Using Cayce’s ‘Grape Juice Diet’ for Weight Loss

A lot of people today would like to lose a few pounds. Conventional thinking is that people put on weight if they eat too much and don’t exercise enough. While there is a slight degree of truth to eating too many calories, it is not at all helpful to the person who would like to lose (or gain) weight.

People eat because they get hungry. Modern “imitation foods” interfere with the body’s hunger signals and destroy the body’s ability to burn carbohydrates efficiently. The modern world makes being overweight effortless. The worst way to try to lose weight is by starving yourself. When a person doesn’t eat food their body starts to eat itself. When blood sugar gets low the body releases cortisol, which tells the body to convert protein (muscle) into sugar.

Edgar Cayce’s basic strategies for weight loss is as applicable now as it was when the Cayce Readings were given (1901-1945). There were multiple approaches to weightloss, the simplest of which was the “grape juice diet”. Sometimes when the recipient of a reading wanted to lose weight, they were told to regularly drink 2-3 ounces of grape juice, diluted with 1-2 ounces of water, four times a day: ½ hour before breakfast, lunch, dinner, and before bed.

Grape juice provides a good source of sugar and other nutrients. Using grape juice before a meal satiates the body’s sugar cravings, thereby allowing a person to better listen to their body’s hunger signals when they get to the main course. Later research found it takes about 20 minutes before a person realizes they’ve eaten enough, which is why we have a tendency to eat too much.

Here are two quotes from the readings. More of my comments are below.

TEXT OF READING 1612-4 F 57

6. Do continue with the use of the grape juice diet. Try this in series of taking two ounces of the Welch Grape Juice with one ounce of plain water (not carbonated) four times each day, half an hour before each meal and at bedtime. While this will reduce the activities through the appetite, it will supply sufficient sugars without adding avoirdupois.

(avoirdupois is defined as “weight, heaviness”)

TEXT OF READING 470-19 M 48

7. As we find, to prevent the excesses of weight for this body, we would use also the grape juice. This three-fourths grape juice to one-fourth water, or a small glass or four ounces four times a day. This taken before meals and before retiring. Unless this becomes to the body as heavy upon the system, it will be found to prove beneficial to eliminations, and prevent the use of or desire for starches or sweets; and will give the inclination for the body to keep a normal balance in weight. The Welch as we find is the preferable for this, when the fresh grapes are not available.

8. Ready for questions.

9. (Q) Is the Welch grape juice prepared without benzoate of soda?
(A) Prepared without benzoate of soda. Pure grape juice.

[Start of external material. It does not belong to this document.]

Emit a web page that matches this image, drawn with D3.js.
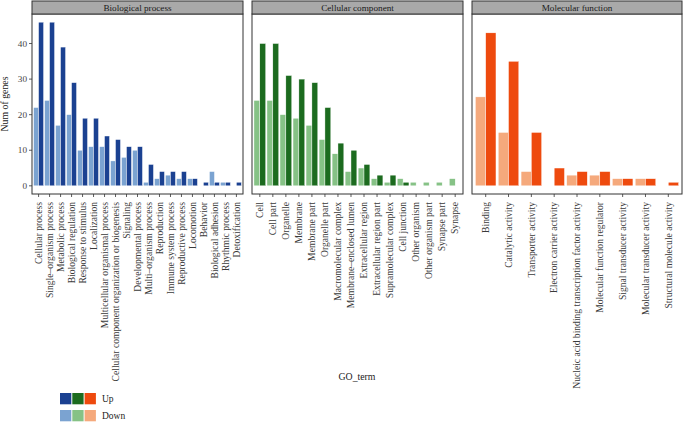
<!DOCTYPE html>
<html><head><meta charset="utf-8">
<script src="https://cdn.jsdelivr.net/npm/d3@7"></script>
<style>body{margin:0;background:#fff}svg{display:block}text{font-family:"Liberation Serif","DejaVu Serif",serif;fill:#333}</style>
</head><body><svg id="c" width="684" height="422"></svg>
<script>
const bpTerms = ["Cellular process","Single–organism process","Metabolic process","Biological regulation","Response to stimulus","Localization","Multicellular organismal process","Cellular component organization or biogenesis","Signaling","Developmental process","Multi–organism process","Reproduction","Immune system process","Reproductive process","Locomotion","Behavior","Biological adhesion","Rhythmic process","Detoxification"];
const bpUp   = [46,46,39,29,19,19,14,13,11,11,6,4,4,4,2,1,1,1,1];
const bpDown = [22,24,17,20,10,11,11,7,8,10,1,2,3,2,2,0,4,1,0];
const ccTerms = ["Cell","Cell part","Organelle","Membrane","Membrane part","Organelle part","Macromolecular complex","Membrane–enclosed lumen","Extracellular region","Extracellular region part","Supramolecular complex","Cell junction","Other organism","Other organism part","Synapse part","Synapse"];
const ccUp   = [40,40,31,30,29,22,12,10,6,3,3,1,0,0,0,0];
const ccDown = [24,24,20,19,17,13,9,4,5,2,1,2,1,1,1,2];
const mfTerms = ["Binding","Catalytic activity","Transporter activity","Electron carrier activity","Nucleic acid binding transcription factor activity","Molecular function regulator","Signal transducer activity","Molecular transducer activity","Structural molecule activity"];
const mfUp   = [43,35,15,5,4,4,2,2,1];
const mfDown = [25,15,4,0,3,3,2,2,0];
const yTicks = [0,10,20,30,40];
const panels = [
  {title:"Biological process", terms:bpTerms, up:bpUp, down:bpDown, cUp:"#1b4191", cDown:"#7ba3d1", x0:32, x1:243},
  {title:"Cellular component", terms:ccTerms, up:ccUp, down:ccDown, cUp:"#1c6b1f", cDown:"#86c286", x0:252, x1:463},
  {title:"Molecular function", terms:mfTerms, up:mfUp, down:mfDown, cUp:"#ee4a0e", cDown:"#f5a97c", x0:472, x1:682}
];
const svg = d3.select("#c");
const yMax = 46, pad = yMax*0.05;
const y = d3.scaleLinear().domain([-pad, yMax+pad]).range([194,14]);
const stripTop = 1, stripBot = 14;
const fs = 9.2, fx = 9.6;

panels.forEach((p,pi)=>{
  const n = p.terms.length;
  const x = d3.scaleLinear().domain([0.4, n+0.6]).range([p.x0, p.x1]);
  const g = svg.append("g");
  g.append("rect").attr("x",p.x0).attr("y",y.range()[1]).attr("width",p.x1-p.x0).attr("height",y.range()[0]-y.range()[1]).attr("fill","#fff");
  const bw = (x(1)-x(0))*0.45;
  const rows = p.terms.map((t,i)=>({t,i:i+1,up:p.up[i],down:p.down[i]}));
  g.selectAll(".d").data(rows.filter(d=>d.down>0)).join("rect")
    .attr("x",d=>x(d.i)-bw).attr("width",bw)
    .attr("y",d=>y(d.down)).attr("height",d=>y(0)-y(d.down))
    .attr("fill",p.cDown).attr("stroke","#fff").attr("stroke-width",0.4);
  g.selectAll(".u").data(rows.filter(d=>d.up>0)).join("rect")
    .attr("x",d=>x(d.i)).attr("width",bw)
    .attr("y",d=>y(d.up)).attr("height",d=>y(0)-y(d.up))
    .attr("fill",p.cUp).attr("stroke","#fff").attr("stroke-width",0.4);
  g.append("rect").attr("x",p.x0).attr("y",y.range()[1]).attr("width",p.x1-p.x0).attr("height",y.range()[0]-y.range()[1])
    .attr("fill","none").attr("stroke","#333").attr("stroke-width",1);
  g.append("rect").attr("x",p.x0).attr("y",stripTop).attr("width",p.x1-p.x0).attr("height",stripBot-stripTop)
    .attr("fill","#a9a9a9").attr("stroke","#333").attr("stroke-width",1);
  g.append("text").attr("x",(p.x0+p.x1)/2).attr("y",(stripTop+stripBot)/2+3).attr("text-anchor","middle")
    .attr("font-size",fs).style("fill","#1a1a1a").text(p.title);
  const xa = g.append("g").attr("transform",`translate(0,${y.range()[0]})`);
  rows.forEach(d=>{
    xa.append("line").attr("x1",x(d.i)).attr("x2",x(d.i)).attr("y1",0).attr("y2",3).attr("stroke","#333").attr("stroke-width",0.8);
    xa.append("text").attr("transform",`translate(${x(d.i)+3.3},8) rotate(-90)`).attr("text-anchor","end")
      .attr("font-size",fx).style("fill","#3a3a3a").text(d.t);
  });
  if(pi===0){
    const ya = g.append("g").attr("transform",`translate(${p.x0},0)`);
    yTicks.forEach(v=>{
      ya.append("line").attr("x1",-3).attr("x2",0).attr("y1",y(v)).attr("y2",y(v)).attr("stroke","#333").attr("stroke-width",0.8);
      ya.append("text").attr("x",-5).attr("y",y(v)+3).attr("text-anchor","end").attr("font-size",fs).style("fill","#444").text(v);
    });
  }
});
svg.append("text").attr("transform","translate(8,104) rotate(-90)").attr("text-anchor","middle").attr("font-size",fs+0.6).style("fill","#222").text("Num of genes");
svg.append("text").attr("x",357).attr("y",380).attr("text-anchor","middle").attr("font-size",fs+0.6).style("fill","#222").text("GO_term");
const legRows = [{lab:"Up",cols:panels.map(p=>p.cUp)},{lab:"Down",cols:panels.map(p=>p.cDown)}];
legRows.forEach((r,ri)=>{
  const yy = 393 + ri*17;
  r.cols.forEach((c,ci)=>{
    svg.append("rect").attr("x",60+ci*12.3).attr("y",yy).attr("width",11.3).attr("height",11.3).attr("fill",c);
  });
  svg.append("text").attr("x",102).attr("y",yy+8.5).attr("font-size",fs+0.3).style("fill","#222").text(r.lab);
});
</script></body></html>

10. (Q) Should starches and sweets be eliminated from the diet, or to what extent may they be eaten?
(A) As indicated, if the grape juice is taken it supplies a sugar, the kind of sugar though that works with the system – that which is necessary, see? and then that prevents the system’s desire for starches and sweets in excess. Not that these are not to be taken at all, for they supply, of course, the necessary heat units for the body in a great measure; but as these would be supplied through the taking of the grape juice, or the eating of the grapes (if they are taken AS the regular diet, and not just occasionally), there would only be the partaking of others as the appetite calls for same. When the appetite is controlled, it will govern the necessary forces in these directions.

 

Welch’s was the first pasteurized grape juice. Would Mr. Cayce still recommend Welch’s grape juice? Possibly. Consider this picture:

When I found these two bottles next to each other on the shelf, I wondered why one was $3 and the other was $2. The ingredients explain the difference:

The second picture shows is the importance of buying 100% grape juice instead of a “fake” grape-flavored juice cocktail, sweetened with Corn sweetener and the vile fake-sugar sucralose/Splenda.

Welchs’ grape juice has Ascorbic Acid, and manufactured citric acid “for tartness”. Both of these are probably actually used as preservatives – ascorbic acid protects color, and citric acid preserves food. Many people are allergic to the fungal contaminants in manufactured citric acid (this was covered in one of my emails).

I prefer concord grape juice that doesn’t have any additives (sometimes found as ‘kosher grape juice’), or that only have ascorbic acid. For example, the commonly-available Langer’s Concord Juice only has ascorbic acid.

Conclusion

It’s easy to consume too much juice. But with a bit of discipline, Edgar Cayce’s “grape juice diet” — 2 to 3 ounces of juice, 4 times a day — can make weight loss much easier than the standard advice to ‘eat fewer calories’.